PROCESSO CIVIL – TRIBUTÁRIO – CRÉDITO TRIBUTÁRIO – PREFERÊNCIA -ART. 186 DO CTN – ADJUDICAÇÃO DE BEM PENHORADO EM EXECUÇÃO CÍVEL -IRRELEVÂNCIA – PRECEDENTES. 1. Hipótese em que o Tribunal de origem reputou perfeita e acabada a adjudicação de bem imóvel também penhorado em execução fiscal,confirmando decisão da primeira instância de negar a intimação do adjudicante para depositar o valor nos autos da execução fiscal. 2. O crédito tributário somente é preterido em sua satisfação por créditos decorrentes da legislação trabalhista e por créditos decorrentes de acidente de trabalho e, na falência, pelas importâncias restituíveis, pelo créditos com garantia real e créditos extraconcursais, na forma dos arts. 186 e 83 e 84 da Lei11.101/2005, hipóteses não verificadas no contexto fático dos autos. 3. Precedentes: REsp 501.924/SC, Rel. Ministro LUIZ FUX, PRIMEIRATURMA, julgado em 04/11/2003, DJ 24/11/2003, p. 222; REsp1143950/RS, Rel. Ministra ELIANA CALMON, SEGUNDA TURMA, julgado em09/03/2010, DJe 22/03/2010; AgRg no REsp 1204972/MT, Rel. Ministro BENEDITO GONÇALVES, PRIMEIRA TURMA, julgado em 01/03/2012, DJe06/03/2012 e REsp 1194742/MG, Rel. Ministro MAURO CAMPBELL MARQUES,SEGUNDA TURMA, julgado em 22/03/2011, DJe 31/03/2011.4. Recurso especial provido. (STJ – REsp: 1360786 MG 2012/0275251-7, Relator: Ministra DIVA MALERBI (DESEMBARGADORA CONVOCADA TRF 3ª REGIÃO), Data de Julgamento: 21/02/2013, T2 – SEGUNDA TURMA, Data de Publicação: DJe 27/02/2013)

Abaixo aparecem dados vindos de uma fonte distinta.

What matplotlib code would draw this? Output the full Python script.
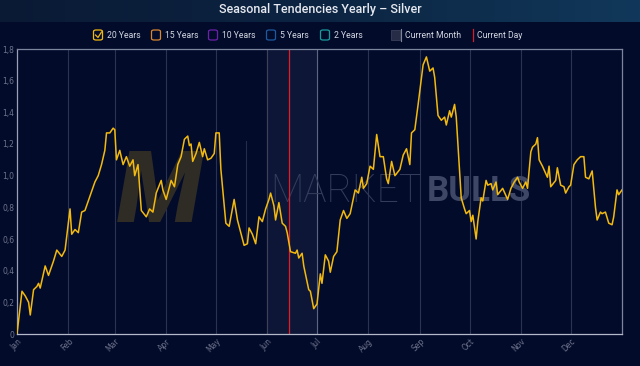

Por tais breves e sucintas observações, amparadas no entendimento jurisprudencial e na legislação aplicável, pode-se dizer que a preferência de créditos, quando ocorrida disputa de bem imóveis já alvo de outras constrições, estrutura-se da seguinte forma:

1º – créditos de origem trabalhista

2º – créditos de origem fiscal

3º – créditos de com garantia real

4º – créditos quirografários

Pelas razões apresentadas, em que pese uma estrutura primária de preferência de créditos possa ser traçada, o impacto financeiro decorrente do posicionamento dos tribunais torna a matéria instigante e merecedora de estudo.